# Putting Wine Data into MongoDB

In [None]:
%matplotlib inline

import datetime
import json
import pandas
import pymongo
import requests
import seaborn
import time

## Creating a class for the CellarWatch API

In [None]:
class CellarWatch(object):
    base_url = "https://www.cellar-watch.com"
    cookies = None
    headers = {
        "Accept": "application/json, text/javascript, */*",
        "X-Requested-With": "XMLHttpRequest",
        "Accept-Encoding": "gzip, deflate, sdch, br",
        "Accept-Language": "en-GB,en;q=0.8"
    }
    
    def __init__(self, cookies=None):
        self.cookies = cookies
    
    def _construct_get(self, endpoint, url_components):
        url = "/".join([self.base_url, endpoint])
        args = []
        for k, v in url_components.items():
            args.append("{k}={v}".format(k=k, v=v))
        return "{url}?{args}".format(url=url, args="&".join(args))
    
    def _get(self, url):
        resp = requests.get(url, headers=self.headers, cookies=self.cookies)
        rc = str(resp.status_code)
        if rc.startswith("4") or rc.startswith("5"):
            raise requests.exceptions.HTTPError("Got {rc}, expected 200.".format(rc=rc))
        else:
            return resp.json()
    
    def get_wine_price_history(self, lwin, vintage, up_to=None, name=None):
        """
        Args:
            lwin    (int): The Liv-Ex wine reference number (LWIN).
            vintage (int): The year the wine was harvested.
            up_to   (int): Milliseconds since 1970-01-01.
        Returns:
            dict: A dictionary containing price history and auction information.
        """
        def __tidy_up_block(block):
            wine_data = {
                "_id": "{lwin}-{vintage}".format(lwin=lwin, vintage=vintage),
                "name": name,
                "vintage": str(vintage),
                "lwin": str(lwin),
                "history": []
            }
            for data in block:
                wine_data["history"].append({
                    "date": datetime.datetime.fromtimestamp(data["date"] / 1000),
                    "price": data["value"]
                })
            return wine_data
        
        if up_to is None:
            up_to = int(time.time() * 1000)
            
        url = self._construct_get("chart/individualwinechartpage.do", {
            "_": int(time.time() * 1000),
            "ajaxReq": 1,
            "lwin": lwin,
            "vintage": vintage,
            "type": "max",
            "endTime": up_to
        })
        
        price_history = self._get(url)
        hist = { "auction": None, "market": None, "list": None }
        for block in price_history:
            if "name" not in block or "data" not in block:
                continue
            b = __tidy_up_block(block["data"])
            if "Auction" in block["name"]:
                hist["auction"] = b
            elif "Market" in block["name"]:
                hist["market"] = b
            elif "List" in block["name"]:
                hist["list"] = b
        
        return hist
    
    def get_lwins(self, name):
        """
        Args:
            name (str): The name of the wine (or vineyard) to search for. Alphanumeric only.
        Returns:
            list: A list of matching wines (with corresponding LWINs).
        """
        url = self._construct_get("autocompletewinenames.do",
            {
                "ajaxReq": 1,
                "term": name.replace(" ", "+")
            }
        )
        
        return sorted(self._get(url), key=lambda v: v["id"])

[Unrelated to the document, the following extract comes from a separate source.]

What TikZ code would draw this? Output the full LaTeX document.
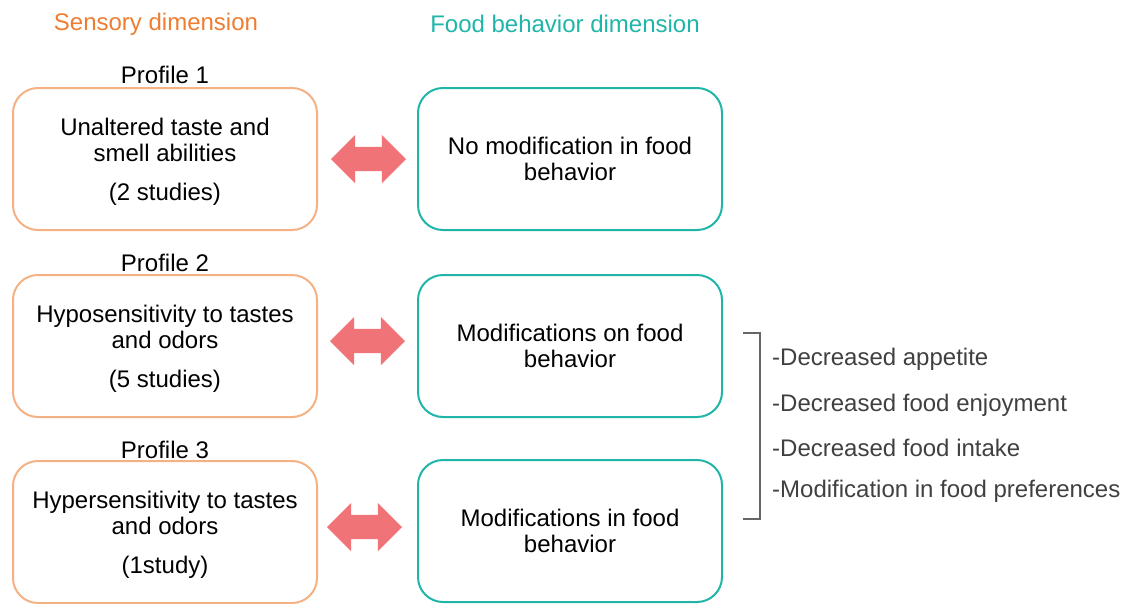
\documentclass[tikz,border=0pt]{standalone}
\usepackage{fontspec}
\setmainfont{Liberation Sans}
\usetikzlibrary{shapes.arrows}
\definecolor{sensor}{HTML}{F4B183}
\definecolor{sensortxt}{HTML}{ED7D31}
\definecolor{foodc}{HTML}{1FB5A8}
\definecolor{arrowc}{HTML}{F07378}
\definecolor{listc}{HTML}{404040}
\begin{document}
\begin{tikzpicture}[x=1pt,y=-1pt,
  txt/.style={font=\fontsize{24}{25.5}\selectfont, align=center, inner sep=0pt},
  sbox/.style={draw=sensor, line width=2pt, rounded corners=25pt, minimum width=304pt, minimum height=142pt, inner sep=0pt},
  fbox/.style={draw=foodc, line width=2pt, rounded corners=25pt, minimum width=304pt, minimum height=142pt, inner sep=0pt},
  boxtxt/.style={txt, yshift=-3pt},
  darrow/.style={double arrow, fill=arrowc, draw=none, minimum width=48pt, minimum height=75pt, double arrow head extend=12pt, inner sep=0pt, inner ysep=12pt, inner xsep=0pt},
  item/.style={font=\fontsize{24}{26}\selectfont, text=listc, anchor=west, inner sep=0pt}]
\useasboundingbox (0,0) rectangle (1125,603);
\node[txt, text=sensortxt] (t1) at (156,24) {Sensory dimension};
\node[txt, text=foodc] (t2) at (565,24) {Food behavior dimension};

\node[txt] (p1) at (165,75) {Profile 1};
\node[txt] (p2) at (165,263) {Profile 2};
\node[txt] (p3) at (165,450) {Profile 3};

\node[sbox] (s1) at (165,159) {};
\node[sbox] (s2) at (165,346) {};
\node[sbox] (s3) at (165,532) {};
\node[boxtxt] (s1t) at (s1) {Unaltered taste and\\smell abilities\\[14pt](2 studies)};
\node[boxtxt] (s2t) at (s2) {Hyposensitivity to tastes\\and odors\\[14pt](5 studies)};
\node[boxtxt] (s3t) at (s3) {Hypersensitivity to tastes\\and odors\\[14pt](1study)};

\node[fbox] (f1) at (570,159) {};
\node[fbox] (f2) at (570,346) {};
\node[fbox] (f3) at (570,531) {};
\node[txt] (f1t) at (f1) {No modification in food\\behavior};
\node[txt] (f2t) at (f2) {Modifications on food\\behavior};
\node[txt] (f3t) at (f3) {Modifications in food\\behavior};

\node[darrow] (a1) at (368.5,159) {};
\node[darrow] (a2) at (367.5,341) {};
\node[darrow] (a3) at (364.5,527) {};

\draw[listc!80, line width=1.2pt] (743,333) -- (760,333) -- (760,519) -- (743,519);

\node[item] (l1) at (772,359) {-Decreased appetite};
\node[item] (l2) at (772,405) {-Decreased food enjoyment};
\node[item] (l3) at (772,448) {-Decreased food intake};
\node[item] (l4) at (772,491) {-Modification in food preferences};
\end{tikzpicture}
\end{document}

## Set up the CellarWatch API

In [None]:
# Define the wines and years we want
years = range(2004, 2016)
wines = [
    {
        "name": "Haut Brion",
        "lwin": 1011247
    },
    {
        "name": "Lafite Rothschild",
        "lwin": 1011872
    },
    {
        "name": "Latour",
        "lwin": 1012316
    },
    {
        "name": "Margaux",
        "lwin": 1012781
    },
    {
        "name": "Mouton Rothschild",
        "lwin": 1013544
    }
]

# Copy the "JSESSIONID" cookie from a session created in a browser
cookies = {
    "JSESSIONID": "E1D046B292536855E91389C50D28397F"
}
c = CellarWatch(cookies=cookies)

# Create MongoDB client, set up database
client = pymongo.MongoClient("localhost:27017")
db = client.wine_prices

## Get data, load into MongoDB

In [None]:
for year in years:
    for wine in wines:
        hist = c.get_wine_price_history(lwin=wine["lwin"], vintage=year, name=wine["name"])
        
        auction_hist = hist["auction"]
        market_hist = hist["market"]
        list_hist = hist["list"]
        
        if auction_hist is not None:
            db.auction_prices.insert_one(auction_hist)
        if market_hist is not None:
            db.market_prices.insert_one(market_hist)
        if list_hist is not None:
            db.list_prices.insert_one(list_hist)

## Explore data in MongoDB

In [None]:
def prices_list_to_records(wines):
    """
    Converts nested JSON objects to CSV-style records. Duplicated information everywhere.
    """
    for wine in wines:
        for date_price in wine["history"]:
            w = dict(wine)
            w.pop("history", None)
            w["date"] = date_price["date"]
            w["price"] = date_price["price"]
            yield w

collection = db.list_prices

wines = []
for i in collection.find({"vintage": "2008"}):
    wines.append(i)
    
wines = prices_list_to_records(wines)
df = pandas.DataFrame.from_dict(wines)

## Plot that shit, son!

In [None]:
import seaborn as sns

g = sns.FacetGrid(df, hue='name', size=5, aspect=1.5)
g.map(plt.plot, 'date', 'price').add_legend()
g.ax.set(xlabel='Date',
         ylabel='Price',
         title='2005 Vintages')
g.fig.autofmt_xdate()